Colapesce, prima della sua ultima immersione, aveva raccontato che
una delle tre colonne su cui poggia la isola a tre punte stava per
crollare a causa del fuoco e della lava dell’Etna. Colapesce scelse
di restare in fondo al mare per sostenere la Sicilia. Ogni tanto si
stanca e sposta il peso da una spalla all’altra facendo tremare la
terra. «Non si evocherà più ufficialmente il
nome di Colapesce. Ma tutti i siciliani sanno e si trasmettono di
generazione in generazione la loro verità. La Sicilia non è mai
sprofondata perché un piccolo pescatore di Messina l’ha salvata,
andando sostituire il pilastro difettoso, da qualche parte sotto
l’Etna»
Questa storia riprende e unisce elementi di diverse versioni, ma ce
ne sono altre che differiscono da questa.
Nella versione francese Re Ruggero prende il posto di Federico II
inserendo la storia in un contesto più antico.
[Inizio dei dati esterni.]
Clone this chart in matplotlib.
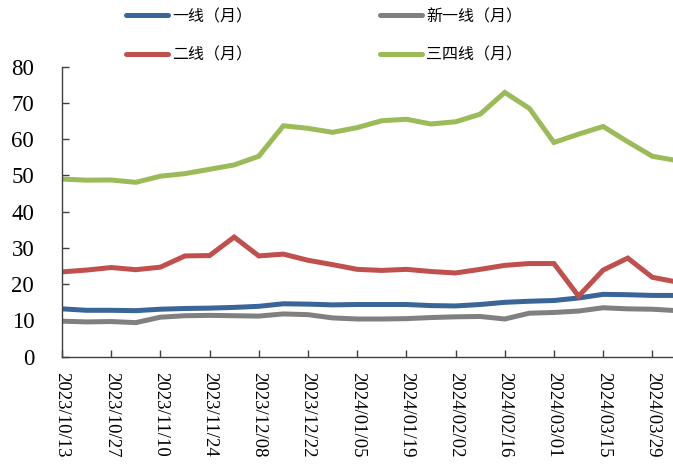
import matplotlib
matplotlib.use("Agg")
import matplotlib.pyplot as plt

# Weekly observation dates
dates = ["2023/10/13", "2023/10/20", "2023/10/27", "2023/11/03", "2023/11/10",
         "2023/11/17", "2023/11/24", "2023/12/01", "2023/12/08", "2023/12/15",
         "2023/12/22", "2023/12/29", "2024/01/05", "2024/01/12", "2024/01/19",
         "2024/01/26", "2024/02/02", "2024/02/09", "2024/02/16", "2024/02/23",
         "2024/03/01", "2024/03/08", "2024/03/15", "2024/03/22", "2024/03/29",
         "2024/04/05"]

tier1 = [13.2, 12.8, 12.8, 12.7, 13.1, 13.3, 13.4, 13.6, 13.9, 14.6, 14.5, 14.3, 14.4,
         14.4, 14.4, 14.1, 14.0, 14.4, 15.0, 15.3, 15.5, 16.2, 17.2, 17.1, 16.9, 16.9]
new_tier1 = [9.8, 9.6, 9.7, 9.4, 10.9, 11.3, 11.4, 11.3, 11.2, 11.8, 11.6, 10.7, 10.4,
             10.4, 10.5, 10.8, 11.0, 11.1, 10.4, 12.0, 12.2, 12.6, 13.5, 13.2, 13.1, 12.7]
tier2 = [23.4, 23.9, 24.6, 24.0, 24.7, 27.8, 27.9, 33.0, 27.8, 28.3, 26.6, 25.4, 24.1,
         23.8, 24.1, 23.5, 23.1, 24.1, 25.2, 25.7, 25.7, 16.7, 23.9, 27.2, 21.9, 20.6]
tier34 = [49.0, 48.7, 48.75, 48.1, 49.8, 50.5, 51.7, 52.9, 55.3, 63.7, 63.0, 61.9, 63.2,
          65.1, 65.5, 64.2, 64.8, 66.9, 72.9, 68.5, 59.1, 61.4, 63.5, 59.3, 55.3, 54.1]

labels = ["一线（月）", "二线（月）", "新一线（月）", "三四线（月）"]
colors = ["#3A6598", "#C0504D", "#808080", "#9BBB59"]
series = [tier1, tier2, new_tier1, tier34]

fig = plt.figure(figsize=(6.73, 4.70), dpi=100)
ax = fig.add_axes([62 / 673, 113.3 / 470, 611 / 673, 290 / 470])

x = list(range(len(dates)))
handles = []
for vals, col, lab in zip(series, colors, labels):
    h, = ax.plot(x, vals, color=col, lw=3.6, label=lab, solid_joinstyle="miter")
    handles.append(h)

ax.set_xlim(0, 24.84)
ax.set_ylim(0, 80)
ax.set_yticks(range(0, 81, 10))
ax.set_xticks(x[::2])
ax.set_xticklabels(dates[::2], rotation=-90, family="Liberation Serif", fontsize=13.5)
for t in ax.get_yticklabels():
    t.set_family("Liberation Serif")
    t.set_fontsize(16.5)

for side in ["top", "right"]:
    ax.spines[side].set_visible(False)
for side in ["left", "bottom"]:
    ax.spines[side].set_color("#404040")
    ax.spines[side].set_linewidth(1.0)
ax.tick_params(axis="y", direction="in", length=5, width=1, color="#404040", pad=20)
ax.tick_params(axis="x", direction="in", length=5, width=1, color="#404040", pad=11)

leg = fig.legend(handles=handles, labels=labels, ncol=2, loc="upper left",
                 bbox_to_anchor=(126 / 673, 1 - 8 / 470),
                 bbox_transform=fig.transFigure, frameon=False,
                 prop={"family": ["Noto Sans CJK SC", "DejaVu Sans"], "size": 11.5},
                 handlelength=2.65, handletextpad=0.25, columnspacing=8.0,
                 labelspacing=1.35, borderpad=0, borderaxespad=0)
for lh in leg.get_lines():
    lh.set_linewidth(3.6)
    lh.set_solid_capstyle("round")

fig.savefig("out.png", dpi=100)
Italo Calvino
trascrive la leggenda raccontando di tre colonne che sorreggono
Messina e non l’intera Sicilia.
Ne esiste anche una versione in napoletano e una che vuole Colapesce
nato a Catania. Una variante poco nota e forse legata ad una storia
del settecento che racconta di un bravo tuffatore catanese,
soprannominato Pipiridduni, che si vantava di essere diretto
discendente di Colapesce.
La città etnea ha voluto ricordare la storia del giovane che ha
sacrificato la sua vita per la sopravvivenza dell’Isola con una
statua in piazza della Repubblica e con una raffigurazione su uno
dei lampioni di piazza Università. Infine, non manca una versione
che ne presagisce il ritorno. Secondo questa Cola tornerà sulla
terra quando nessun uomo soffrirà più per dolore o per castighi.
Visti i tempi è improbabile che lo rivedremo presto.